New Zealand plans to make it unlawful for people born after 2009 to purchase cigarettes.
The New Zealand parliament approved the first draft of a measure that will make it unlawful for people born after 2009 to purchase cigarettes. The first draft of the bill passed almost unanimously.
This represents a significant advancement in New Zealand's effort to become smoke-free by 2025. After Health Select Committee comments and study, the Smokefree Environments and Regulated Products (Smoked Tobacco) Amendment Bill will likely return to the House in late 2022 to be enacted into law.
However, there is still some concern from opposition parties over how the bill would be implemented. The Libertarian Act party stated that lowering the amount of nicotine in goods will disproportionately affect those with lesser incomes since they will need to purchase and smoke more cigarettes to get the same dose. The New Zealand National party has reservations about the experimental nature of the results of the proposed policy.

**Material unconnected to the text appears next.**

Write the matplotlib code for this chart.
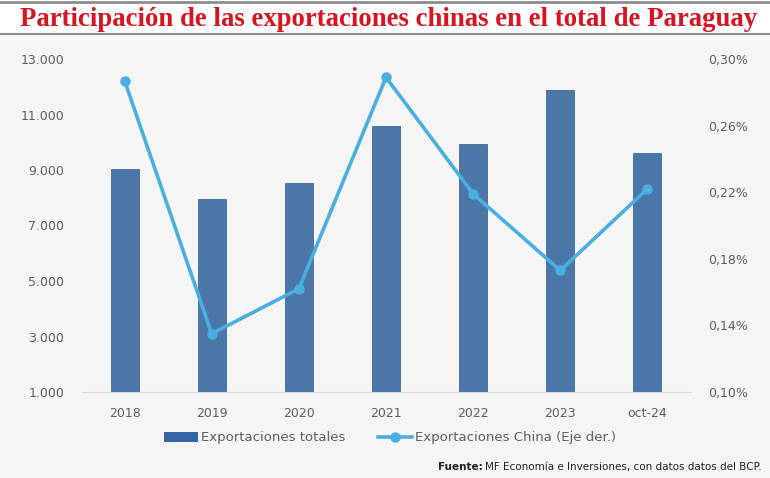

“Most of the measures being considered have yet to be widely implemented internationally, and in some cases, New Zealand would be the first in the world to implement them,” said National MP Matt Doocey. “I don’t have a problem that New Zealand is going to be the first in the world,” said Doocey, "but the policy’s untested nature meant there was significant uncertainty in the outcomes.” The Green party is concerned that a criminal ban would push the sector into crime.
The bill drastically reduces nicotine content in tobacco to non-addictive levels, reduces the number of shops that can sell tobacco by 90-95%, and, most notable, makes it illegal to sell tobacco to people born in 2009 or later (thus creating a “smokefree generation”).